With the latest sequel to its backup and replication software, Nakivo has added support for Microsoft SQL Server and more streamlined management, as it maintains a pace of releasing a product every quarter.
Nakivo Backup & Replication 7.2 provides SQL object recovery, a feature that customers had requested, said Sergei Serdyuk, director of product management. While Nakivo previously offered object recovery in Microsoft Exchange and Active Directory, this feature is the vendor’s first object recovery to source. Customers can recover to the source SQL server, a different SQL server, or to a custom location through object exporting. Data is read directly from compressed and deduplicated virtual machine (VM) backups.
Nakivo Backup & Replication also offers log truncation for SQL Server. The customer selects the files to truncate and Nakivo automatically deletes them.
“If you don’t truncate them, they will fill up all your space and maybe crash your server,” Serdyuk said.
Nakivo previously provided log truncation for Microsoft Exchange.
The product’s new dashboard displays jobs in a calendar view. Serdyuk claims the feature will especially help Nakivo’s customers with large workloads, such as one customer who he said has 5,000 VMs, which translates to lots of backup jobs.
“Managing those is quite challenging,” Serdyuk said.
The dashboard displays the predicted duration of each job in the calendar view. If a user spots a free time slot, it’s easy to schedule a new job, Serdyuk said.
In a related addition, customers can add multiple schedules for a single job, so it can run at different times.

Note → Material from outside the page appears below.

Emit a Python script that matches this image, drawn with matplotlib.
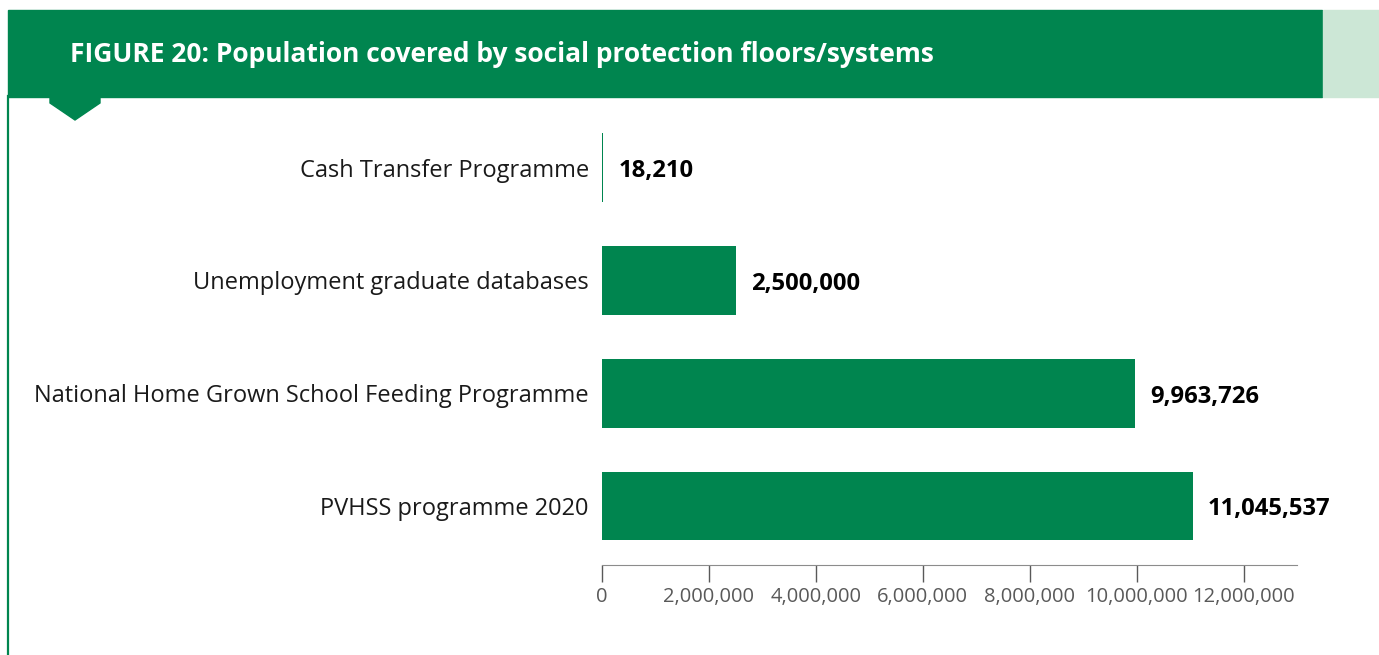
import numpy as np
import matplotlib.pyplot as plt
from matplotlib.patches import Rectangle, Polygon
from matplotlib.lines import Line2D
from matplotlib.ticker import FuncFormatter

plt.rcParams['font.family'] = ['Open Sans', 'DejaVu Sans']

title = "FIGURE 20: Population covered by social protection floors/systems"
categories = ["Cash Transfer Programme",
              "Unemployment graduate databases",
              "National Home Grown School Feeding Programme",
              "PVHSS programme 2020"]
values = [18210, 2500000, 9963726, 11045537]
ticks = [0, 2000000, 4000000, 6000000, 8000000, 10000000, 12000000]

green = "#00854f"
light_green = "#cce7d6"

fig = plt.figure(figsize=(13.79, 6.55), dpi=100)
W, H = 1379, 655

def fx(px):
    return px / W

def fy(py):
    return 1 - py / H

# header band
fig.patches.append(Rectangle((fx(8), fy(97)), fx(1322 - 8), 87 / H,
                             transform=fig.transFigure, color=green, zorder=0))
fig.patches.append(Rectangle((fx(1323), fy(97)), fx(W - 1323), 87 / H,
                             transform=fig.transFigure, color=light_green, zorder=0))
fig.patches.append(Polygon([(fx(50), fy(96)), (fx(100), fy(96)), (fx(100), fy(103)),
                            (fx(75), fy(120)), (fx(50), fy(103))],
                           closed=True, transform=fig.transFigure, color=green, zorder=0))
fig.lines.append(Line2D([fx(8), fx(8)], [fy(96), 0], transform=fig.transFigure,
                        color=green, lw=1.6))
fig.text(fx(70), fy(54), title, color="white", fontsize=19, fontweight="bold",
         va="center", ha="left")

ax = fig.add_axes([602 / W, 1 - 565 / H, 695 / W, 465 / H])
y = np.arange(len(categories))[::-1]
ax.barh(y, values, height=0.61, color=green, linewidth=0)
ax.set_xlim(0, 13000000)
ax.set_ylim(-0.523, 3.6)

ax.set_yticks(y)
ax.set_yticklabels(categories, fontsize=17, color="#1a1a1a")
ax.tick_params(axis="y", length=0, pad=9.5)

ax.set_xticks(ticks)
ax.xaxis.set_major_formatter(FuncFormatter(lambda v, p: f"{int(v):,}"))
ax.tick_params(axis="x", length=12, width=1, color="#595959", labelcolor="#595959",
               labelsize=14.5, pad=4, direction="out")

for s in ["top", "right", "left"]:
    ax.spines[s].set_visible(False)
ax.spines["bottom"].set_color("#8c8c8c")

for yi, v in zip(y, values):
    ax.annotate(f"{v:,}", (v, yi), xytext=(11, -2.5), textcoords="offset points",
                va="center", ha="left", fontsize=17.2, fontweight="bold", color="black")

fig.savefig("out.png", dpi=100)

For example, a job could run at night on weekdays and during the day on weekends.
“A surprising number of products can’t do that,” said George Crump, founder and president of IT analyst firm Storage Switzerland.
In addition, Nakivo Backup & Replication 7.2 can be installed on Asustor NAS, extending previous support of QNAP, Synology and Western Digital NAS. Customers can essentially create their own VM backup appliance with hardware, software and storage.

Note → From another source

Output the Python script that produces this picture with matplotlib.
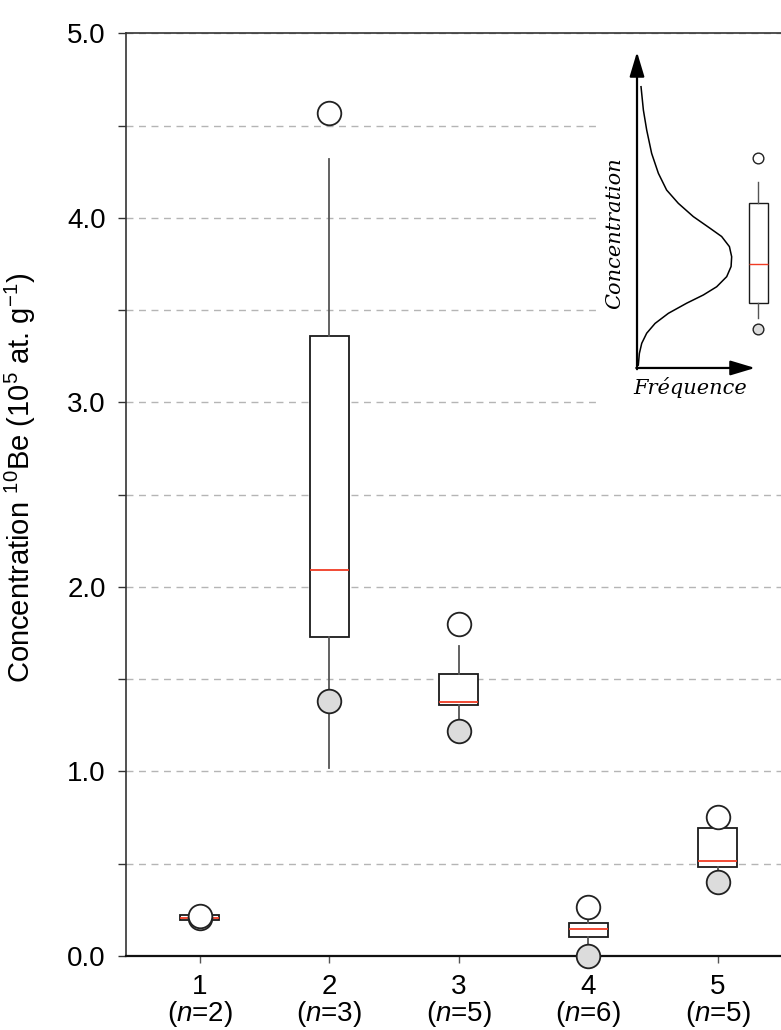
import matplotlib
matplotlib.use("Agg")
import matplotlib.pyplot as plt
from matplotlib.ticker import MultipleLocator, FormatStrFormatter

plt.rcParams['font.family'] = ['Liberation Sans', 'DejaVu Sans']
plt.rcParams['mathtext.fontset'] = 'custom'
plt.rcParams['mathtext.rm'] = 'Liberation Sans'
plt.rcParams['mathtext.it'] = 'Liberation Sans:italic'

# --- data (10^5 at/g) ---
groups = [1, 2, 3, 4, 5]
counts = [2, 3, 5, 6, 5]
q1 = [0.195, 1.73, 1.36, 0.10, 0.48]
medians = [0.205, 2.09, 1.375, 0.145, 0.515]
q3 = [0.22, 3.36, 1.53, 0.18, 0.69]
whis_lo = [0.195, 1.02, 1.24, 0.02, 0.45]
whis_hi = [0.22, 4.32, 1.68, 0.22, 0.72]
high_pts = [0.217, 4.57, 1.80, 0.266, 0.75]   # open circles
low_pts = [0.204, 1.38, 1.22, 0.0, 0.40]      # grey circles

# schematic inset (frequency / concentration in arrow units)
curve_freq = [0.011, 0.020, 0.040, 0.082, 0.153, 0.266, 0.421, 0.562, 0.675, 0.760,
              0.797, 0.802, 0.783, 0.717, 0.619, 0.477, 0.350, 0.251, 0.181, 0.124,
              0.082, 0.054, 0.034]
curve_conc = [0.009, 0.046, 0.078, 0.110, 0.141, 0.173, 0.205, 0.231, 0.257, 0.289,
              0.321, 0.352, 0.384, 0.416, 0.442, 0.479, 0.521, 0.563, 0.616, 0.679,
              0.753, 0.816, 0.890]
demo_box = dict(q1=0.205, med=0.329, q3=0.521, whislo=0.158, whishi=0.59)
demo_high = 0.664
demo_low = 0.122

W, H = 781, 1030
fig = plt.figure(figsize=(W / 100, H / 100), dpi=100)
ax = fig.add_axes([126 / W, 1 - 955.8 / H, (W - 126) / W, (955.8 - 33.3) / H])

stats = []
for i in range(len(groups)):
    stats.append(dict(q1=q1[i], med=medians[i], q3=q3[i],
                      whislo=whis_lo[i], whishi=whis_hi[i], fliers=[]))

ax.bxp(stats, positions=groups, widths=0.30, showcaps=False, showfliers=False,
       patch_artist=True,
       boxprops=dict(facecolor='white', edgecolor='#1a1a1a', linewidth=1.3),
       medianprops=dict(color='#f03c24', linewidth=1.3),
       whiskerprops=dict(color='#555555', linewidth=1.3),
       zorder=3)

ax.plot(groups, low_pts, 'o', ms=17, mfc='#dcdcdc', mec='#222222', mew=1.3,
        zorder=4, clip_on=False)
ax.plot(groups, high_pts, 'o', ms=17, mfc='white', mec='#222222', mew=1.3,
        zorder=5, clip_on=False)

ax.set_xlim(0.43, 5.49)
ax.set_ylim(0, 5)
ax.set_xticks(groups)
ax.set_xticklabels([f"{g}\n($n$={n})" for g, n in zip(groups, counts)])
for lab in ax.get_xticklabels():
    lab.set_linespacing(0.95)
ax.yaxis.set_major_locator(MultipleLocator(1.0))
ax.yaxis.set_minor_locator(MultipleLocator(0.5))
ax.yaxis.set_major_formatter(FormatStrFormatter('%.1f'))

ax.set_axisbelow(True)
ax.yaxis.grid(True, which='both', color='#b5b5b5', linestyle=(0, (5, 4)), linewidth=1.0)

ax.tick_params(axis='y', which='both', direction='out', length=5.5, width=1.0,
               color='#333333', labelsize=20, pad=9)
ax.tick_params(axis='x', direction='out', length=5.3, width=1.0,
               color='#555555', labelsize=20, pad=8)
ax.spines['right'].set_visible(False)
ax.spines['left'].set_color('#333333')
ax.spines['left'].set_linewidth(1.2)
ax.spines['top'].set_color('#333333')
ax.spines['top'].set_linewidth(1.2)
ax.spines['bottom'].set_color('#111111')
ax.spines['bottom'].set_linewidth(1.6)

ax.set_ylabel(r"Concentration $^{10}$Be (10$^{5}$ at. g$^{-1}$)", fontsize=21)
ax.yaxis.set_label_coords(-0.134, 0.518)

# --- inset sketch ---
axi = fig.add_axes([597 / W, 1 - 410 / H, 184 / W, 365 / H])
axi.set_facecolor('white')
for s in axi.spines.values():
    s.set_visible(False)

arrow = dict(arrowstyle='-|>,head_length=1.0,head_width=0.3', color='black',
             lw=1.6, shrinkA=0, shrinkB=0, mutation_scale=15)
axi.annotate('', xy=(1.0, 0), xytext=(-0.006, 0), arrowprops=arrow)
axi.annotate('', xy=(0, 1.0), xytext=(0, -0.004), arrowprops=arrow)
axi.plot(curve_freq, curve_conc, color='black', lw=1.1)

axi.bxp([dict(demo_box, fliers=[])], positions=[1.028], widths=0.161,
        showcaps=False, showfliers=False, patch_artist=True,
        boxprops=dict(facecolor='white', edgecolor='#1a1a1a', linewidth=1.0),
        medianprops=dict(color='#f03c24', linewidth=1.0),
        whiskerprops=dict(color='#555555', linewidth=1.0))
axi.plot([1.028], [demo_low], 'o', ms=7.7, mfc='#dcdcdc', mec='#222222', mew=1.0)
axi.plot([1.028], [demo_high], 'o', ms=7.7, mfc='white', mec='#222222', mew=1.0)

axi.text(-0.186, 0.427, 'Concentration', rotation=90, ha='center', va='center',
         family='DejaVu Serif', style='italic', fontsize=15)
axi.text(0.45, -0.063, 'Fréquence', ha='center', va='center',
         family='DejaVu Serif', style='italic', fontsize=15)

axi.set_xticks([])
axi.set_yticks([])
axi.set_xlim(-0.339, 1.220)
axi.set_ylim(-0.133, 1.022)

fig.savefig('out.png', dpi=100)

“You get an additional layer of protection,” Serdyuk said.
Maintaining a steady pace
Beta signup is open for Nakivo Backup & Replication 7.2 and the product is expected to be generally available in the third quarter, likely near the end of July. In the second quarter this year, Nakivo launched 7.1, which provided support for Hyper-V failover clusters. Version 7 debuted earlier in the year.

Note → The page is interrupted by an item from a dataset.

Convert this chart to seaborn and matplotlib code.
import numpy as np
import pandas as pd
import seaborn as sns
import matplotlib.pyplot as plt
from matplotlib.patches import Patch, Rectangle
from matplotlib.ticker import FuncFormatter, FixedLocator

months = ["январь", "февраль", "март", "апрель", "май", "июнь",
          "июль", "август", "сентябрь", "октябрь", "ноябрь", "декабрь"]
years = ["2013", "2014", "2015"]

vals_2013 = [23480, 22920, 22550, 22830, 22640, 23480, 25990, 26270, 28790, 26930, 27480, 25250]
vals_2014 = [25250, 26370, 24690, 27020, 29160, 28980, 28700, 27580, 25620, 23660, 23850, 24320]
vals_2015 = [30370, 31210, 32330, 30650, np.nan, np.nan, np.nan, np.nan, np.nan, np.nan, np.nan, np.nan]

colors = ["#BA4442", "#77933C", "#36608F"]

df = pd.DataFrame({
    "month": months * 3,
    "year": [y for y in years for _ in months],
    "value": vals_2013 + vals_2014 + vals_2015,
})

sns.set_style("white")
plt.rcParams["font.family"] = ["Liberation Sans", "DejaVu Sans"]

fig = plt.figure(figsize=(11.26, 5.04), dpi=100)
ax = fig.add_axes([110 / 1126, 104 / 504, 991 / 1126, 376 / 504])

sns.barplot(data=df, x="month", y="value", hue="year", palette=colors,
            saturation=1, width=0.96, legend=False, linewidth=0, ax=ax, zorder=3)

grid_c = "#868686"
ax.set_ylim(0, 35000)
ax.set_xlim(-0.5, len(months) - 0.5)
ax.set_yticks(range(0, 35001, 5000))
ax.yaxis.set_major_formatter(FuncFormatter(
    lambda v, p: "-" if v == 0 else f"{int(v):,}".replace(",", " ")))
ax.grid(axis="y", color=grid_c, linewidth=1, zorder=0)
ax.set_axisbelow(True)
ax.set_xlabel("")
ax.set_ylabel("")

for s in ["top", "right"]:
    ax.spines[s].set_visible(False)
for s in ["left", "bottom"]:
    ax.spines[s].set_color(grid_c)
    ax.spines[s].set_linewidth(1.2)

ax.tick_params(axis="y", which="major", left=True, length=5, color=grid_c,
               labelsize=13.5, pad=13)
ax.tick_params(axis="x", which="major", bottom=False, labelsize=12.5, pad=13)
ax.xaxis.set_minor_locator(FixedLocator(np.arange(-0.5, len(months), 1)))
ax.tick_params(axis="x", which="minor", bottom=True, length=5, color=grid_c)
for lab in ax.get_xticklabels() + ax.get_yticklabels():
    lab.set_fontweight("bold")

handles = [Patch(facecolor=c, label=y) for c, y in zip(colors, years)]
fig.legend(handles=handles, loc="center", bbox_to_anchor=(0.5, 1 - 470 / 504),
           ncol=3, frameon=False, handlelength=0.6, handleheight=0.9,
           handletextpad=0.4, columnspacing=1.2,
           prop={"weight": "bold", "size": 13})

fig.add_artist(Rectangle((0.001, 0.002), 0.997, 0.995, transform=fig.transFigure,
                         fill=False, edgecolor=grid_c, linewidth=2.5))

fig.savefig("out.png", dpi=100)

Serdyuk said the company likes to develop features and get them right to users rather than waiting to launch on an annual basis. Nakivo has settled in to a schedule of one release per quarter.
Crump said he likes the strategy, as releasing dozens or hundreds of features at once — like Apple has done, for example — can be overwhelming for the customer. When a vendor unveils a handful of features, a customer can better see which ones apply. If the calendar view, for example, had been part of a bigger launch of features, Crump said he may have missed it.
“The pressure is on Nakivo to be able to keep that pace up,” Crump said.
Crump is still looking for Nakivo to add physical support. Even though virtualization continues to increase, there are still going to be environments — such as SQL — that don’t get virtualized, he said.
Serdyuk said Nakivo is developing a search tool that could find items by job name, VM name and backup name. In addition, the vendor is working on native tape support, a service that customers have requested and another item Crump listed as one he’d like to see in Nakivo Backup & Replication. In some industries, tape storage is a requirement.
Founded in 2012, Nakivo is located in Campbell, Calif., and claims 10,000 customers around the world and more than 1,800 channel partners.